The Asset Allocation Quilt 2003-2017
Some people refer to the picture below as an asset allocation quilt. Others might call it the “periodic table of investment returns.” It resembles the chart of elements we used to see in science class.
You can see why some refer to it as the “Periodic Table of Investment Returns”
What do You See?
Eleven asset classes make up the chart. More asset classes exist, but these seem to be the most common.
- Large cap, mid cap, and small cap US Stocks;
- international stocks, emerging market stocks;
- short, intermediate, and long-term bonds;
- Alternative assets like real estate, basic materials, and gold.
The columns on the left rank the annual returns from best to worst for each asset class. The columns on the right show the 3, 5, 10, and 15 year compounded returns of each asset class. The compounded returns are also ranked from best to worst for each period.
Constructing Portfolios is Hard
Have you found any patterns which repeat? Maybe you see something which indicates what is going to be either bad or good based on previous years. No? We don’t see anything like that either. There are no real patterns to the annual returns. This poses challenges when constructing portfolios. That process would be much easier if there were patterns or some reliable indicator.
We believe these individual asset classes will continue to demonstrate similar characteristics for both volatility and total return over time, and make decisions accordingly.
Extremes are Everywhere
Look at the green box which represents emerging market stocks. This index represents countries with economic systems which would be considered primitive to what we have here in the US. In the fifteen years shown, this index has either been one the two best or two worst performing asset classes eleven times.

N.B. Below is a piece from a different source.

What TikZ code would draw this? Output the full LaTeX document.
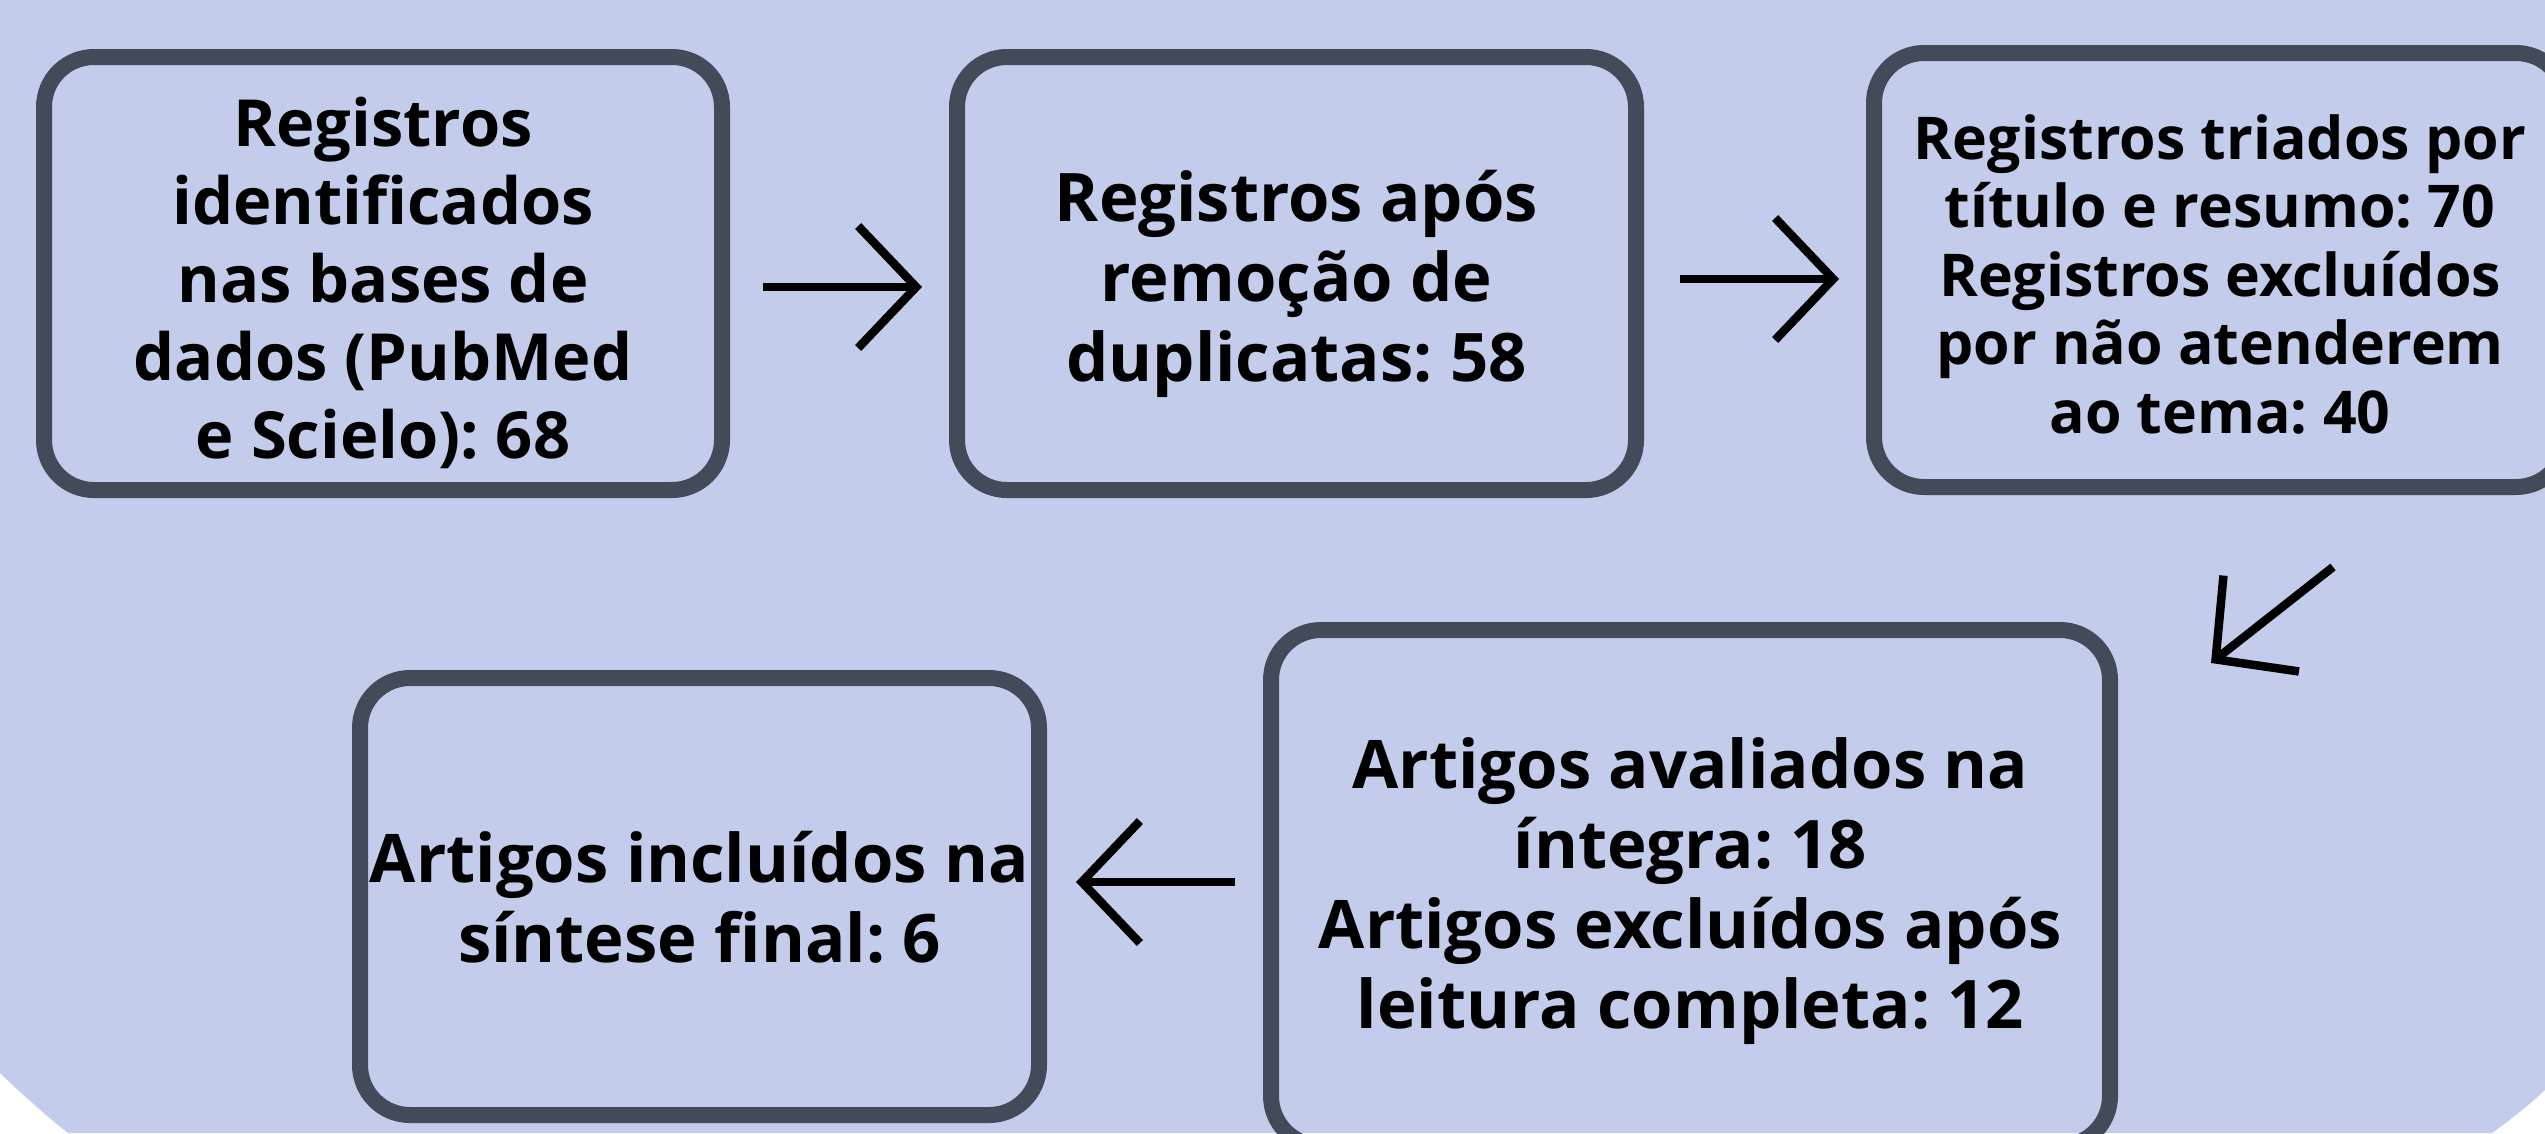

Long Term Bonds also demonstrate extreme volatility. When most people think of bonds, they don’t imagine those investments moving to those extremes.

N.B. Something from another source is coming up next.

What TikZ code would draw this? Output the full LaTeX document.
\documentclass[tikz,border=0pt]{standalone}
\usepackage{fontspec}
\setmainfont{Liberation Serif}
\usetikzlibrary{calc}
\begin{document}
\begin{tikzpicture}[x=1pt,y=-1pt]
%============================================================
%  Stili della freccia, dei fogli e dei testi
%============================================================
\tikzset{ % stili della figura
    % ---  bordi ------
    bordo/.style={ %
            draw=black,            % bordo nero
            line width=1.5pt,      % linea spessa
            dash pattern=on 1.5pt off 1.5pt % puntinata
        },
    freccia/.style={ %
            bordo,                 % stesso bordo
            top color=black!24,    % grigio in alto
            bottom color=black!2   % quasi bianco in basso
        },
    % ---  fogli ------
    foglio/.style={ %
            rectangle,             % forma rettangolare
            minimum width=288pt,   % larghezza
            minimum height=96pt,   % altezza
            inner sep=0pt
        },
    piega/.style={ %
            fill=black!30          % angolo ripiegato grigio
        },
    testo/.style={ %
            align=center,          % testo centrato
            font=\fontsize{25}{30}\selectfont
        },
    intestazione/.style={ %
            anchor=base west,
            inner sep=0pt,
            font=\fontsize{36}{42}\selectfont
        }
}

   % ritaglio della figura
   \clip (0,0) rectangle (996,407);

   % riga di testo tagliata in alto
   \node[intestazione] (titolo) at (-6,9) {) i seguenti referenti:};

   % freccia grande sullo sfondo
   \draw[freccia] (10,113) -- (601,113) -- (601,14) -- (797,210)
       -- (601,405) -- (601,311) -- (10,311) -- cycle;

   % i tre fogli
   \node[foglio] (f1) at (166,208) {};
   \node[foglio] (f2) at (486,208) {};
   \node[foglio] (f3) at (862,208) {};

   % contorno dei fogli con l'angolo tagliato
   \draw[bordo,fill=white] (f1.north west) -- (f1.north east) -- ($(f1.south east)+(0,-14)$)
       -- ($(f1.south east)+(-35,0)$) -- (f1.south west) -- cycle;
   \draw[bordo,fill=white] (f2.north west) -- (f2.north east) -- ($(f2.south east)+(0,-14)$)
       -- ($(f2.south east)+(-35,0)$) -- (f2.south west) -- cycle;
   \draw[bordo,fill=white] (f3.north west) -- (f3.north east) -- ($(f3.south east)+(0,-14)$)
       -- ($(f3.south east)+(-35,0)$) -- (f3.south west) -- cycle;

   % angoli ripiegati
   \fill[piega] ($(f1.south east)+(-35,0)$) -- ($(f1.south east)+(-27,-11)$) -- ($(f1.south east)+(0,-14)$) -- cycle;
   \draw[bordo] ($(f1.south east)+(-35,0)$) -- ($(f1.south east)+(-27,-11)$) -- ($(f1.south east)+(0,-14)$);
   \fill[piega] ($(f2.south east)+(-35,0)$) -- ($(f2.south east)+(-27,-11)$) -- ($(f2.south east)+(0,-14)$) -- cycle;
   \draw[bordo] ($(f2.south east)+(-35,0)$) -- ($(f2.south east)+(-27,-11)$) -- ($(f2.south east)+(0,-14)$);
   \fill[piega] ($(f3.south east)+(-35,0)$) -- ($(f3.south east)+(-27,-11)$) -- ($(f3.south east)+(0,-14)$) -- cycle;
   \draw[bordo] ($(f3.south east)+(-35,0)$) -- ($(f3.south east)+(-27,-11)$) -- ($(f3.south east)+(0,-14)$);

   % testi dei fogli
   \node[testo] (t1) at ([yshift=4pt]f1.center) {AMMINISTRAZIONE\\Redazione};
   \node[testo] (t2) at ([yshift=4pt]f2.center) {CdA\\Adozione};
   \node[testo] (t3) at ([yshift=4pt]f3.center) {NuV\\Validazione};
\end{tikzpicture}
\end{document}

Volatility and Compounded Returns
Some asset classes move in more extreme ways than others. US Stocks are a prime example of a volatile asset class. The past fifteen years show returns all over the place, including a really ugly year (2008). Short term bonds are the Opposite. This asset class generated positive returns in every year shown.
Now look at the compounded returns. Short-Term Bonds, while positive in each period, have either the worst or second worst compounded return. Compare that to the three categories of US Stocks.
Gold was all the rage following the housing bust in 2008. From 2009 through 2012 gold prices increased for four straight years. Remember the commercials touting how “now was the time to buy gold.” The five years afterwards proved the exact opposite.
(Just remember this lesson as you continue to hear about things like Bitcoin)
Lack of Predictive Properties
Returns occur somewhat randomly. We make no predictions about what will happen next year or over the next fifteen years. Certainly any of these returns shown are not guaranteed. This information is meant to inform and educate. We believe it is a useful tool to show you what can happen, both good and bad. History, some say, often rhymes, but it rarely repeats. Performance for these eleven assets will either be better or worse than what is shown, and it will almost certainly be different. Just don’t be surprised if there are some interesting similarities as we march through time.